### WORKING DATA
------------------------------------------------------------------------

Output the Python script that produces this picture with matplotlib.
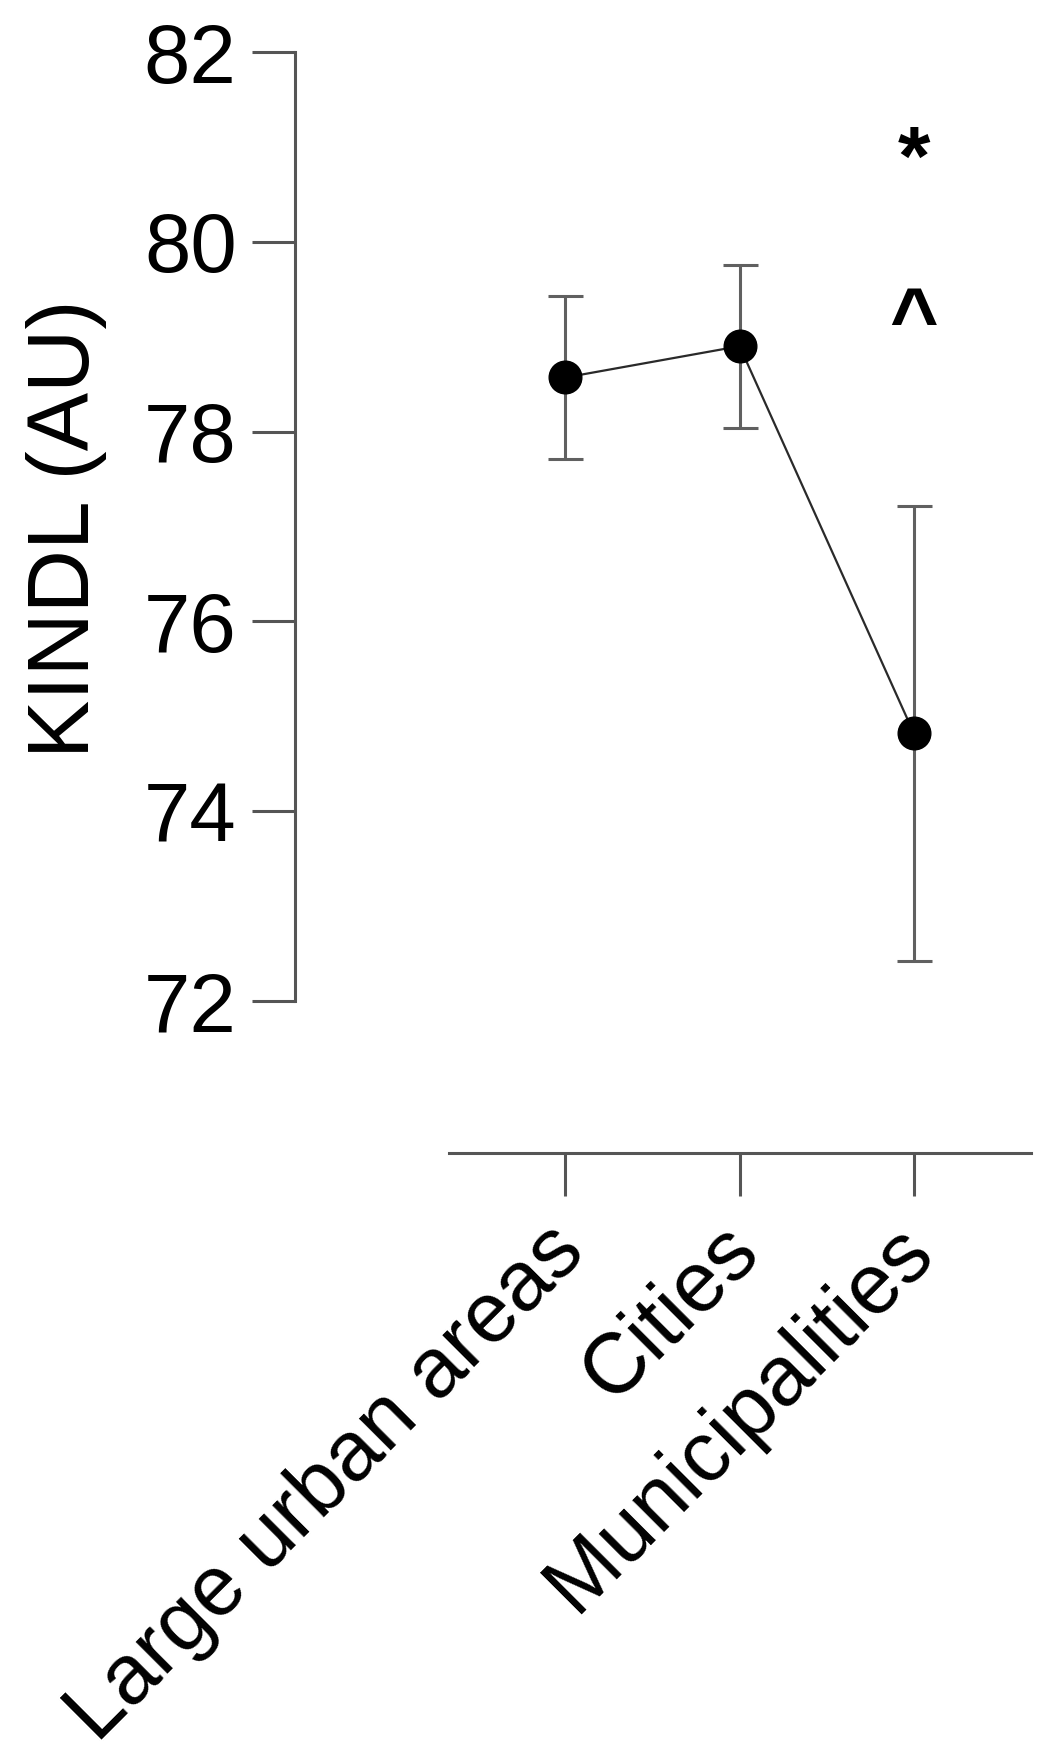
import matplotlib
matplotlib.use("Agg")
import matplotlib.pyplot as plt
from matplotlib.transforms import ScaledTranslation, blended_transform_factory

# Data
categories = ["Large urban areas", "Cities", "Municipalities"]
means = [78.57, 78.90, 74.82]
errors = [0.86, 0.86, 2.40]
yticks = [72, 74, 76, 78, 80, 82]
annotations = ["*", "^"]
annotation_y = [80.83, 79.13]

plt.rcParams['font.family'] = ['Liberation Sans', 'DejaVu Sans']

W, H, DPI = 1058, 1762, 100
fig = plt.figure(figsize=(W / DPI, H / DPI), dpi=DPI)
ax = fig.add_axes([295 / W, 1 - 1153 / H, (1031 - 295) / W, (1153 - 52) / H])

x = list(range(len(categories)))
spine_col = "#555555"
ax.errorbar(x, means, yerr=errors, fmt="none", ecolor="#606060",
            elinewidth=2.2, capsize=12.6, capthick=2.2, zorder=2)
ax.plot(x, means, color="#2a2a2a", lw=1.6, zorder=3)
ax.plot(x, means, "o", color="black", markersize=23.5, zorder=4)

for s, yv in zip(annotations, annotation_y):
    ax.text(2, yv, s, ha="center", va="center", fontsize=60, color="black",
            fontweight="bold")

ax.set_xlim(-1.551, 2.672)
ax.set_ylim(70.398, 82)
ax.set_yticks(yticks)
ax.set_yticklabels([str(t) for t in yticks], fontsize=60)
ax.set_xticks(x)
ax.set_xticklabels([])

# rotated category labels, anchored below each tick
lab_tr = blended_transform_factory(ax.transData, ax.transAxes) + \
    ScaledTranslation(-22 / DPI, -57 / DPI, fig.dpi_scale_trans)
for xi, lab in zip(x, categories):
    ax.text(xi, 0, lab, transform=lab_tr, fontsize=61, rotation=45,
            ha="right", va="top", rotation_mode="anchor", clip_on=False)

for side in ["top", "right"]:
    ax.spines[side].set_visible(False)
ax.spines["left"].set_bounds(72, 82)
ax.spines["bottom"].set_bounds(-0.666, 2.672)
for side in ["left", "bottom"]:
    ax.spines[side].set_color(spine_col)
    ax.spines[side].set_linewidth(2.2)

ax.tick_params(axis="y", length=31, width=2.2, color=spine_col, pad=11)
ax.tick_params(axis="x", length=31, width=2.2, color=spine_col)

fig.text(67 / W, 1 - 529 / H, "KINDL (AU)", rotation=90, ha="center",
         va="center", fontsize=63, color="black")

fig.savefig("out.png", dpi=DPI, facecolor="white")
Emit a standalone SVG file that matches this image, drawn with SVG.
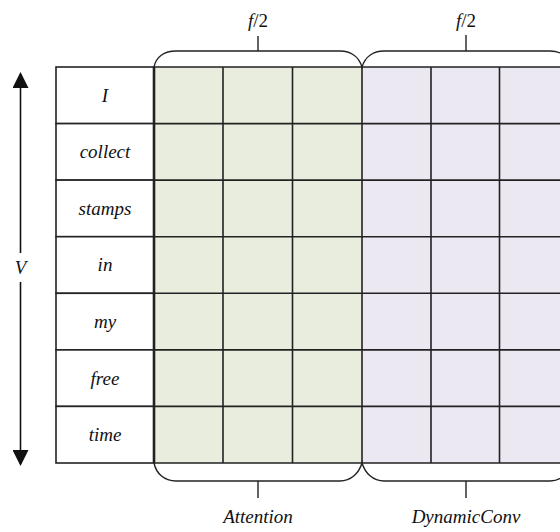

------------------------------------------------------------------------

### TASK TO CARRY OUT
Every line from the top of the entries through the line that holds "from matplotlib.transforms import" is to be quoted exactly, please, and nothing else; omit the pictures.

### TASK RESPONSE
Output the Python script that produces this picture with matplotlib.
import matplotlib
matplotlib.use("Agg")
import matplotlib.pyplot as plt
from matplotlib.transforms import ScaledTranslation, blended_transform_factory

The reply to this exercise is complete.